In his new book, “How To Survive a Robot Uprising,” Wilson offers

detailed — and hilariously deadpan — advice on evading hostile swarms

of robot insects (don’t try to fight — “loss of an individual robot is

inconsequential to the swarm”); outsmarting your “smart” house (be

suspicious if the house suggests you test the microwave by putting your

head in it); escaping unmanned ground vehicles (drive in circles —

they’ll have a harder time tracking you); and surviving hand-to-hand

combat with a humanoid (smear yourself with mud to disguise your

distinctive human thermal signature and go for the “eyes” — its

cameras).

If all else fails, reasoning with a robot may work, Wilson says, but emotional appeals will fall on deaf sensors.

Should you prevail, he offers in a grim addendum: “Have no mercy.

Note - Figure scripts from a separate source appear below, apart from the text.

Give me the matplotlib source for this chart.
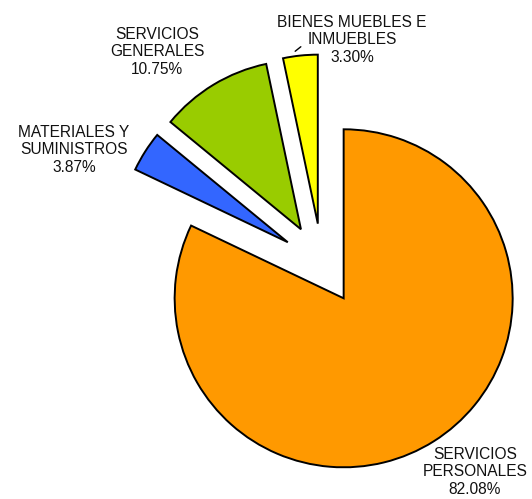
import matplotlib
matplotlib.use('Agg')
import matplotlib.pyplot as plt

# data
labels = ['SERVICIOS\nPERSONALES', 'MATERIALES Y\nSUMINISTROS', 'SERVICIOS\nGENERALES', 'BIENES MUEBLES E\nINMUEBLES']
shares = [82.08, 3.87, 10.75, 3.30]
colors = ['#FF9900', '#3366FF', '#99CC00', '#FFFF00']
explode = [0.24, 0.24, 0.24, 0.24]

W, H = 532, 499
CX, CY, R = 322, 264, 169   # pie centre / radius in pixels


def px(x, y):
    # pixel position (from top-left) -> data coords
    return (x - CX) / R, (CY - y) / R


fig = plt.figure(figsize=(W / 100, H / 100), dpi=100)
ax = fig.add_axes([0, 0, 1, 1])

wedges, _ = ax.pie(shares, colors=colors, explode=explode, startangle=90,
                   counterclock=False, radius=1.0,
                   wedgeprops=dict(edgecolor='black', linewidth=1.4))

ax.set_xlim(-CX / R, (W - CX) / R)
ax.set_ylim(-(H - CY) / R, CY / R)
ax.set_aspect('auto')
ax.axis('off')

# label positions (centre of text block, pixels)
label_pos = [(475, 472), (74, 150), (157, 52), (352, 40)]
for lab, s, (x, y) in zip(labels, shares, label_pos):
    ax.text(*px(x, y), '%s\n%.2f%%' % (lab, s), ha='center', va='center',
            fontsize=11.2, family='Liberation Sans', linespacing=1.22,
            color='#111111')

# leader line for the small yellow slice
ax.annotate('', xy=px(293, 53), xytext=px(303, 45),
            arrowprops=dict(arrowstyle='-', lw=1.0, color='black'))

fig.savefig('out.png', dpi=100)
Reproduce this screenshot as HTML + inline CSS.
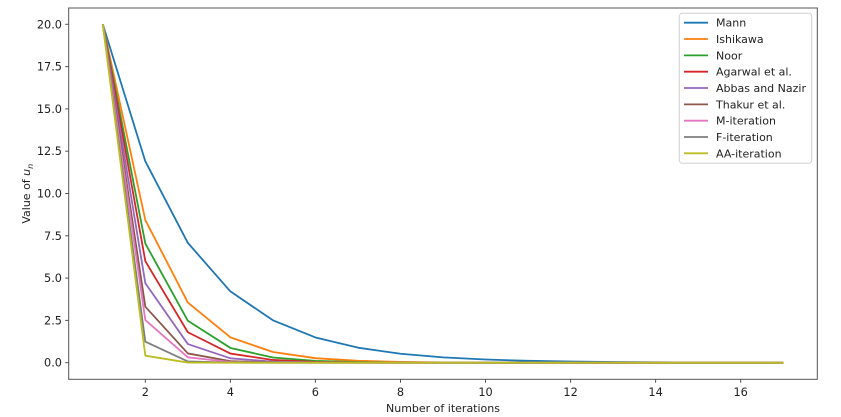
<!DOCTYPE html>
<html>
<head>
<meta charset="utf-8">
<style>
html,body{margin:0;padding:0;background:#fff;}
svg{display:block;}
text{font-family:"DejaVu Sans","Liberation Sans",sans-serif;fill:#222;}
</style>
</head>
<body>
<svg width="841" height="417" viewBox="0 0 841 417" xmlns="http://www.w3.org/2000/svg">
<rect x="0" y="0" width="841" height="417" fill="#fff"/>
<!-- data series: local coords (n-1, value) -->
<g transform="translate(102.8,362.7) scale(42.53,-16.92)" fill="none" stroke-width="1.8" stroke-linejoin="round" stroke-linecap="butt">
<polyline vector-effect="non-scaling-stroke" stroke="#1f77b4" points="0,20 1,11.9 2,7.0805 3,4.2129 4,2.5067 5,1.4915 6,0.8874 7,0.528 8,0.3142 9,0.1869 10,0.1112 11,0.0662 12,0.0394 13,0.0234 14,0.0139 15,0.0083 16,0.0049"/>
<polyline vector-effect="non-scaling-stroke" stroke="#ff7f0e" points="0,20 1,8.43 2,3.553 3,1.4977 4,0.6313 5,0.2661 6,0.1122 7,0.0473 8,0.0199 9,0.0084 10,0.0035 11,0.0015 12,0 13,0 14,0 15,0 16,0"/>
<polyline vector-effect="non-scaling-stroke" stroke="#2ca02c" points="0,20 1,7.04 2,2.478 3,0.8723 4,0.3071 5,0.1081 6,0.038 7,0.0134 8,0.0047 9,0.0017 10,0 11,0 12,0 13,0 14,0 15,0 16,0"/>
<polyline vector-effect="non-scaling-stroke" stroke="#d62728" points="0,20 1,6 2,1.8 3,0.54 4,0.162 5,0.0486 6,0.0146 7,0.0044 8,0.0013 9,0 10,0 11,0 12,0 13,0 14,0 15,0 16,0"/>
<polyline vector-effect="non-scaling-stroke" stroke="#9467bd" points="0,20 1,4.694 2,1.1017 3,0.2586 4,0.0607 5,0.0142 6,0.0033 7,0 8,0 9,0 10,0 11,0 12,0 13,0 14,0 15,0 16,0"/>
<polyline vector-effect="non-scaling-stroke" stroke="#8c564b" points="0,20 1,3.31 2,0.5478 3,0.0907 4,0.015 5,0.0025 6,0 7,0 8,0 9,0 10,0 11,0 12,0 13,0 14,0 15,0 16,0"/>
<polyline vector-effect="non-scaling-stroke" stroke="#e377c2" points="0,20 1,2.52 2,0.3175 3,0.04 4,0.005 5,0 6,0 7,0 8,0 9,0 10,0 11,0 12,0 13,0 14,0 15,0 16,0"/>
<polyline vector-effect="non-scaling-stroke" stroke="#7f7f7f" points="0,20 1,1.24 2,0.0769 3,0.0048 4,0 5,0 6,0 7,0 8,0 9,0 10,0 11,0 12,0 13,0 14,0 15,0 16,0"/>
<polyline vector-effect="non-scaling-stroke" stroke="#bcbd22" points="0,20 1,0.414 2,0.0086 3,0.0002 4,0 5,0 6,0 7,0 8,0 9,0 10,0 11,0 12,0 13,0 14,0 15,0 16,0"/>
</g>
<!-- axes frame -->
<rect x="68.7" y="8" width="748.6" height="371.3" fill="none" stroke="#555" stroke-width="1"/>
<!-- y ticks -->
<g stroke="#555" stroke-width="1">
<line x1="65.2" x2="68.7" y1="362.7" y2="362.7"/>
<line x1="65.2" x2="68.7" y1="320.4" y2="320.4"/>
<line x1="65.2" x2="68.7" y1="278.1" y2="278.1"/>
<line x1="65.2" x2="68.7" y1="235.8" y2="235.8"/>
<line x1="65.2" x2="68.7" y1="193.5" y2="193.5"/>
<line x1="65.2" x2="68.7" y1="151.2" y2="151.2"/>
<line x1="65.2" x2="68.7" y1="108.9" y2="108.9"/>
<line x1="65.2" x2="68.7" y1="66.6" y2="66.6"/>
<line x1="65.2" x2="68.7" y1="24.3" y2="24.3"/>
</g>
<g font-size="11.3" text-anchor="end">
<text x="62" y="366.7">0.0</text>
<text x="62" y="324.4">2.5</text>
<text x="62" y="282.1">5.0</text>
<text x="62" y="239.8">7.5</text>
<text x="62" y="197.5">10.0</text>
<text x="62" y="155.2">12.5</text>
<text x="62" y="112.9">15.0</text>
<text x="62" y="70.6">17.5</text>
<text x="62" y="28.3">20.0</text>
</g>
<!-- x ticks -->
<g stroke="#555" stroke-width="1">
<line x1="145.3" x2="145.3" y1="379.3" y2="382.8"/>
<line x1="230.4" x2="230.4" y1="379.3" y2="382.8"/>
<line x1="315.4" x2="315.4" y1="379.3" y2="382.8"/>
<line x1="400.5" x2="400.5" y1="379.3" y2="382.8"/>
<line x1="485.5" x2="485.5" y1="379.3" y2="382.8"/>
<line x1="570.6" x2="570.6" y1="379.3" y2="382.8"/>
<line x1="655.6" x2="655.6" y1="379.3" y2="382.8"/>
<line x1="740.7" x2="740.7" y1="379.3" y2="382.8"/>
</g>
<g font-size="11.3" text-anchor="middle">
<text x="145.3" y="396">2</text>
<text x="230.4" y="396">4</text>
<text x="315.4" y="396">6</text>
<text x="400.5" y="396">8</text>
<text x="485.5" y="396">10</text>
<text x="570.6" y="396">12</text>
<text x="655.6" y="396">14</text>
<text x="740.7" y="396">16</text>
</g>
<text x="443" y="412" font-size="11" text-anchor="middle">Number of iterations</text>
<text transform="translate(30,193.7) rotate(-90)" font-size="11" text-anchor="middle">Value of <tspan font-style="italic">u</tspan><tspan font-style="italic" font-size="8" dy="3">n</tspan></text>
<!-- legend -->
<rect x="679.3" y="13.3" width="132.4" height="150" rx="3" ry="3" fill="#fff" fill-opacity="0.85" stroke="#d0d0d0" stroke-width="1"/>
<g stroke-width="1.8">
<line x1="684" x2="708" y1="22.7" y2="22.7" stroke="#1f77b4"/>
<line x1="684" x2="708" y1="39" y2="39" stroke="#ff7f0e"/>
<line x1="684" x2="708" y1="55.4" y2="55.4" stroke="#2ca02c"/>
<line x1="684" x2="708" y1="71.7" y2="71.7" stroke="#d62728"/>
<line x1="684" x2="708" y1="88" y2="88" stroke="#9467bd"/>
<line x1="684" x2="708" y1="104.4" y2="104.4" stroke="#8c564b"/>
<line x1="684" x2="708" y1="120.7" y2="120.7" stroke="#e377c2"/>
<line x1="684" x2="708" y1="137" y2="137" stroke="#7f7f7f"/>
<line x1="684" x2="708" y1="153.3" y2="153.3" stroke="#bcbd22"/>
</g>
<g font-size="11">
<text x="716" y="26.7">Mann</text>
<text x="716" y="43">Ishikawa</text>
<text x="716" y="59.4">Noor</text>
<text x="716" y="75.7">Agarwal et al.</text>
<text x="716" y="92">Abbas and Nazir</text>
<text x="716" y="108.4">Thakur et al.</text>
<text x="716" y="124.7">M-iteration</text>
<text x="716" y="141">F-iteration</text>
<text x="716" y="157.3">AA-iteration</text>
</g>
</svg>
</body>
</html>
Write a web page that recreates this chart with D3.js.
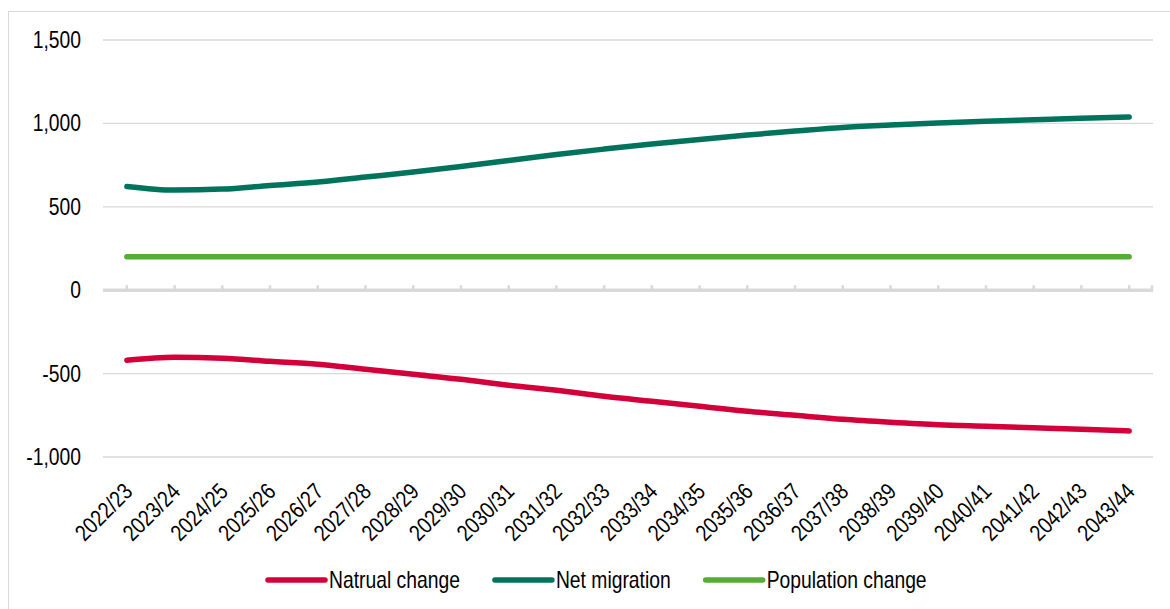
<!DOCTYPE html>
<html>
<head>
<meta charset="utf-8">
<script src="https://cdn.jsdelivr.net/npm/d3@7"></script>
<style>
  body { margin: 0; background: #fff; }
  svg text { font-family: "Liberation Sans", Arial, sans-serif; fill: #000; }
</style>
</head>
<body>
<div id="chart"></div>
<script>
// categories (financial years)
const years = ['2022/23','2023/24','2024/25','2025/26','2026/27','2027/28','2028/29','2029/30',
  '2030/31','2031/32','2032/33','2033/34','2034/35','2035/36','2036/37','2037/38','2038/39',
  '2039/40','2040/41','2041/42','2042/43','2043/44']

// series values
const naturalChange = [-420,-402,-408,-426,-444,-474,-504,-534,-570,-600,-636,-666,-696,-726,
  -750,-774,-792,-807,-816,-825,-834,-844]
const netMigration = [622,600,606,628,648,678,708,742,778,814,846,876,904,930,954,976,990,
  1002,1013,1022,1031,1039]
const populationChange = [200,200,200,200,200,200,200,200,200,200,200,200,200,200,200,200,200,
  200,200,200,200,200]

const yTicks = [-1000,-500,0,500,1000,1500]

const seriesList = [
  { name: 'Natrual change', values: naturalChange, color: '#d3003a' },
  { name: 'Net migration', values: netMigration, color: '#00735d' },
  { name: 'Population change', values: populationChange, color: '#53ae33' }
]

const W = 1170, H = 609
const plot = { left: 103, right: 1153, top: 40, bottom: 457 }
const narrow = 0.84   // squeeze Arial-like font to look like Arial Narrow
const fs = '23px'

const fmt = d3.formatLocale({ decimal: '.', thousands: ',', grouping: [3], currency: ['', ''], minus: '-' }).format(',')

let svg = d3.select('#chart').append('svg')
  .attr('width', W)
  .attr('height', H)

// outer chart border (runs off the right/bottom edge like the source)
svg.append('rect')
  .attr('x', 8.5).attr('y', 11.5)
  .attr('width', 1200).attr('height', 700)
  .attr('fill', 'none')
  .attr('stroke', '#d9d9d9')

let x = d3.scalePoint()
  .domain(years)
  .range([plot.left, plot.right])
  .padding(0.5)

let y = d3.scaleLinear()
  .domain([-1000, 1500])
  .range([plot.bottom, plot.top])

// gridlines
svg.append('g')
  .selectAll('line')
  .data(yTicks.filter(d => d !== 0))
  .join('line')
  .attr('x1', plot.left).attr('x2', plot.right)
  .attr('y1', d => y(d)).attr('y2', d => y(d))
  .attr('stroke', '#d9d9d9')
  .attr('stroke-width', 1.3)

// y labels
svg.append('g')
  .selectAll('text')
  .data(yTicks)
  .join('text')
  .attr('transform', d => `translate(81,${y(d)}) scale(${narrow},1)`)
  .attr('dy', '0.35em')
  .attr('text-anchor', 'end')
  .style('font-size', fs)
  .text(d => fmt(d))

// zero axis with small upward ticks
let zero = svg.append('g')
zero.append('line')
  .attr('x1', plot.left).attr('x2', plot.right)
  .attr('y1', y(0)).attr('y2', y(0))
  .attr('stroke', '#d9d9d9')
  .attr('stroke-width', 3.5)
zero.selectAll('.tk')
  .data(years.map(d => x(d)).concat([plot.right - 1]))
  .join('line')
  .attr('class', 'tk')
  .attr('x1', d => d).attr('x2', d => d)
  .attr('y1', y(0)).attr('y2', y(0) - 5)
  .attr('stroke', '#d9d9d9')
  .attr('stroke-width', 2.5)

// x labels, rotated
svg.append('g')
  .selectAll('text')
  .data(years)
  .join('text')
  .attr('text-anchor', 'end')
  .attr('transform', d => `translate(${x(d) + 7},${plot.bottom + 36}) rotate(-45) scale(${narrow},1)`)
  .style('font-size', fs)
  .text(d => d)

// lines
let line = d3.line()
  .x((d, i) => x(years[i]))
  .y(d => y(d))
  .curve(d3.curveMonotoneX)

svg.append('g')
  .selectAll('path')
  .data(seriesList)
  .join('path')
  .attr('d', d => line(d.values))
  .attr('fill', 'none')
  .attr('stroke', d => d.color)
  .attr('stroke-width', 5.5)
  .attr('stroke-linecap', 'round')
  .attr('stroke-linejoin', 'round')

// legend
let legend = svg.append('g')
let lx = 268
const ly = 580
seriesList.forEach(s => {
  legend.append('line')
    .attr('x1', lx).attr('x2', lx + 57)
    .attr('y1', ly).attr('y2', ly)
    .attr('stroke', s.color)
    .attr('stroke-width', 5.5)
    .attr('stroke-linecap', 'round')
  let t = legend.append('text')
    .attr('transform', `translate(${lx + 61},${ly}) scale(${narrow},1)`)
    .attr('dy', '0.35em')
    .style('font-size', fs)
    .text(s.name)
  lx += 61 + t.node().getComputedTextLength() * narrow + 35
})
</script>
</body>
</html>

Your enemy doesn’t.”

That said, Wilson doesn’t view robots as contributing to “the further perfection of pure evil,” unlike others. “I was kind of tired of them getting a bad rap,” he said. “In movies

and in television the robots are always evil. I guess I am not into the

whole brooding cyberpunk dystopia thing.”

Plus you have to dig a guy who not only spies on cats, dishes on robot bear rape, but figured out how to make “a fancy remote control that you can control by aiming and wiggling (no buttons).” Aka the XWand.